## Available data
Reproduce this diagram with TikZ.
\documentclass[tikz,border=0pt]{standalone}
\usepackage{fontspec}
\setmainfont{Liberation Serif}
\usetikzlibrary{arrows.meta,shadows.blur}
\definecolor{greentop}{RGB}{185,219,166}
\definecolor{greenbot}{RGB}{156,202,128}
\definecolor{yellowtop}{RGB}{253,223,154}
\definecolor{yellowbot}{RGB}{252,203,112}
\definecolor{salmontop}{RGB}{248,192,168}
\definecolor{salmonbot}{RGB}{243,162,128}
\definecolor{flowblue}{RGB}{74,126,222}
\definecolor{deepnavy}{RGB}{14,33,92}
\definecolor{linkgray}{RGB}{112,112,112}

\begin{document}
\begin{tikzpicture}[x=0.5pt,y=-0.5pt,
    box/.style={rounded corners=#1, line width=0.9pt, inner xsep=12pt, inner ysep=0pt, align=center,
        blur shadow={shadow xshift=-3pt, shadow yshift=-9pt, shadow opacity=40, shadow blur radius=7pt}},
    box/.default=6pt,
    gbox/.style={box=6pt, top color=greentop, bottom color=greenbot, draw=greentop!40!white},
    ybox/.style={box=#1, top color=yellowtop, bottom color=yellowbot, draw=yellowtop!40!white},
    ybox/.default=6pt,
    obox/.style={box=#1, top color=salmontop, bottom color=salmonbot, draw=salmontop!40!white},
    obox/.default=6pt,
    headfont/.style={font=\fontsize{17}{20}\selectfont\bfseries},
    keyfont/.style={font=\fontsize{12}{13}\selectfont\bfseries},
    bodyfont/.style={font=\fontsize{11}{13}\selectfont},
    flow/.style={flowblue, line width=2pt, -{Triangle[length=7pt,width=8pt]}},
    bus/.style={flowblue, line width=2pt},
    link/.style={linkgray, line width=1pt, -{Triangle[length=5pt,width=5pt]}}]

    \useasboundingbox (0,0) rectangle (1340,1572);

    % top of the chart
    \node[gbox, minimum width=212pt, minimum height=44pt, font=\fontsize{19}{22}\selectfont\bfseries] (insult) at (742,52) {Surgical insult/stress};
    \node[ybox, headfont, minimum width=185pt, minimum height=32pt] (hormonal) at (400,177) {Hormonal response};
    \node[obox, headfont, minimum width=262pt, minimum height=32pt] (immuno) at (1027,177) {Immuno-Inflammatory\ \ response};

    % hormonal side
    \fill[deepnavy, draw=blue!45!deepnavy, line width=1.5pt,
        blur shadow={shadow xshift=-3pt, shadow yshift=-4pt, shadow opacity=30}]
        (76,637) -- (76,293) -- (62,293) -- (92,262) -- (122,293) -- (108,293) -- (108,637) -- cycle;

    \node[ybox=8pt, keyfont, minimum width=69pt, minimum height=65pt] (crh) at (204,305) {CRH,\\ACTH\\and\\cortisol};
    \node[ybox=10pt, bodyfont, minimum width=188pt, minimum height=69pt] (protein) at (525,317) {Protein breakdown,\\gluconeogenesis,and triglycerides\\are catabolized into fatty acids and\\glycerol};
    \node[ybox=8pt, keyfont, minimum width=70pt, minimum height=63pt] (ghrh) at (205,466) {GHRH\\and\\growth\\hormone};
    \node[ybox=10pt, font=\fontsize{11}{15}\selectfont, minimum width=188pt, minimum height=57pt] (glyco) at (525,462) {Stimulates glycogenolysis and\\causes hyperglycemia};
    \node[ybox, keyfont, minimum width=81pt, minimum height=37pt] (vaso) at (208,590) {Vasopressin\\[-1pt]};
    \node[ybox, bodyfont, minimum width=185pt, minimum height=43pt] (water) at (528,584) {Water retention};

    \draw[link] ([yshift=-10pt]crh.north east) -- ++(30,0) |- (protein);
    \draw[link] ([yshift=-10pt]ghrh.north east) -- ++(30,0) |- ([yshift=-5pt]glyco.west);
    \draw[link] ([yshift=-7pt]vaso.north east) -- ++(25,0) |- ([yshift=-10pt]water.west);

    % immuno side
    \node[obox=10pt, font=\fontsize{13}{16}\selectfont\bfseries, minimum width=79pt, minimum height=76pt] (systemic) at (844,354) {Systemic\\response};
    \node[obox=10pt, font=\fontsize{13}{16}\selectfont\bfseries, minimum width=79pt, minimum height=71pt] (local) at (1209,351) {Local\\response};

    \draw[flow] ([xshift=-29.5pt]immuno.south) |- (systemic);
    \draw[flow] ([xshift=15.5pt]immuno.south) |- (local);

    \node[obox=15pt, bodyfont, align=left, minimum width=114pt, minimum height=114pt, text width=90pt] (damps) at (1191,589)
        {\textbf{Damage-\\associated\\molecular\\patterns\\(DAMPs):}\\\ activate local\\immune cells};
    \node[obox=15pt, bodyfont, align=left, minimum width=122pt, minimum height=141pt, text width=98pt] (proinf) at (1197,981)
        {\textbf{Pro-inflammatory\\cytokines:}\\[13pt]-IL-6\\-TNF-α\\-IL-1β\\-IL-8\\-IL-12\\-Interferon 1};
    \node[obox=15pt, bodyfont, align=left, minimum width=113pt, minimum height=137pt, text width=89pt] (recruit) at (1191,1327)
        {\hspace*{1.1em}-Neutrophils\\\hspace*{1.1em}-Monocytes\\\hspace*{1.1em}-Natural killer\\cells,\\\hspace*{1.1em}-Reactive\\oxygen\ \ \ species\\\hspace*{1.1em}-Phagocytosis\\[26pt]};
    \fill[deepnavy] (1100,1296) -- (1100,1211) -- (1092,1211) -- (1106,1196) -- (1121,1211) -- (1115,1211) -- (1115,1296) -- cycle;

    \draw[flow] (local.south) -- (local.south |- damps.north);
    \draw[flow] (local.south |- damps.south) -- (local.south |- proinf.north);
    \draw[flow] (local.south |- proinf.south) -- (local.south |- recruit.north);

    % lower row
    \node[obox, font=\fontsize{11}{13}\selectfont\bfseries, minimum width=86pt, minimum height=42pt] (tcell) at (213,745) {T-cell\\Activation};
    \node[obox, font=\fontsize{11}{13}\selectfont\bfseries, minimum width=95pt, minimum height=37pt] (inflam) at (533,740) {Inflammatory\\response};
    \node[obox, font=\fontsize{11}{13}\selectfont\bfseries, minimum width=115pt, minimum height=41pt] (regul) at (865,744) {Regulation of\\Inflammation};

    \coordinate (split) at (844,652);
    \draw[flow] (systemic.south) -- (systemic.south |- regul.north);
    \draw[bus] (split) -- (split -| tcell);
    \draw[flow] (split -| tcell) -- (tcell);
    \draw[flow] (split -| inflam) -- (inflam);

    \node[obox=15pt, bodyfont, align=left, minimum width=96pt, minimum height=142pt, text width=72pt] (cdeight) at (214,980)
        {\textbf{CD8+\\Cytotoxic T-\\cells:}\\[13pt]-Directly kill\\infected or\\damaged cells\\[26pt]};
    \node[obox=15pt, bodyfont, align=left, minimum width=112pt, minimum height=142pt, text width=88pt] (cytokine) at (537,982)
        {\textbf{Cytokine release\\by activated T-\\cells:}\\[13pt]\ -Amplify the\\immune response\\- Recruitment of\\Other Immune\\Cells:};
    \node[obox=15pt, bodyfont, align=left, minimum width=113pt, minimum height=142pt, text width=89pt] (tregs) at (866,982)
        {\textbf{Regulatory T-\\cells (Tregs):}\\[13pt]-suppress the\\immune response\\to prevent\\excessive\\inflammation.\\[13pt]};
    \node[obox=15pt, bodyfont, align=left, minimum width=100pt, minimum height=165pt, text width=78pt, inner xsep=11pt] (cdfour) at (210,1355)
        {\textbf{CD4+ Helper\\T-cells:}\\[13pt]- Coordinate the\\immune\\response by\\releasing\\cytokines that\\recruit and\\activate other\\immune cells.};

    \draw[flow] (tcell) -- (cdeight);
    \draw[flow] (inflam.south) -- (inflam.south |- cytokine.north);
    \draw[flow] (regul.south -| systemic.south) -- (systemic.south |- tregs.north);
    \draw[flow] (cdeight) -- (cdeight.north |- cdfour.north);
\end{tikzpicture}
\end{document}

## Task to carry out
Only the lines from the opening of the material through the line with "(0,0) rectangle (1340,1572);" should be echoed, exactly as written.

## Full response
Reproduce this diagram with TikZ.
\documentclass[tikz,border=0pt]{standalone}
\usepackage{fontspec}
\setmainfont{Liberation Serif}
\usetikzlibrary{arrows.meta,shadows.blur}
\definecolor{greentop}{RGB}{185,219,166}
\definecolor{greenbot}{RGB}{156,202,128}
\definecolor{yellowtop}{RGB}{253,223,154}
\definecolor{yellowbot}{RGB}{252,203,112}
\definecolor{salmontop}{RGB}{248,192,168}
\definecolor{salmonbot}{RGB}{243,162,128}
\definecolor{flowblue}{RGB}{74,126,222}
\definecolor{deepnavy}{RGB}{14,33,92}
\definecolor{linkgray}{RGB}{112,112,112}

\begin{document}
\begin{tikzpicture}[x=0.5pt,y=-0.5pt,
    box/.style={rounded corners=#1, line width=0.9pt, inner xsep=12pt, inner ysep=0pt, align=center,
        blur shadow={shadow xshift=-3pt, shadow yshift=-9pt, shadow opacity=40, shadow blur radius=7pt}},
    box/.default=6pt,
    gbox/.style={box=6pt, top color=greentop, bottom color=greenbot, draw=greentop!40!white},
    ybox/.style={box=#1, top color=yellowtop, bottom color=yellowbot, draw=yellowtop!40!white},
    ybox/.default=6pt,
    obox/.style={box=#1, top color=salmontop, bottom color=salmonbot, draw=salmontop!40!white},
    obox/.default=6pt,
    headfont/.style={font=\fontsize{17}{20}\selectfont\bfseries},
    keyfont/.style={font=\fontsize{12}{13}\selectfont\bfseries},
    bodyfont/.style={font=\fontsize{11}{13}\selectfont},
    flow/.style={flowblue, line width=2pt, -{Triangle[length=7pt,width=8pt]}},
    bus/.style={flowblue, line width=2pt},
    link/.style={linkgray, line width=1pt, -{Triangle[length=5pt,width=5pt]}}]

    \useasboundingbox (0,0) rectangle (1340,1572);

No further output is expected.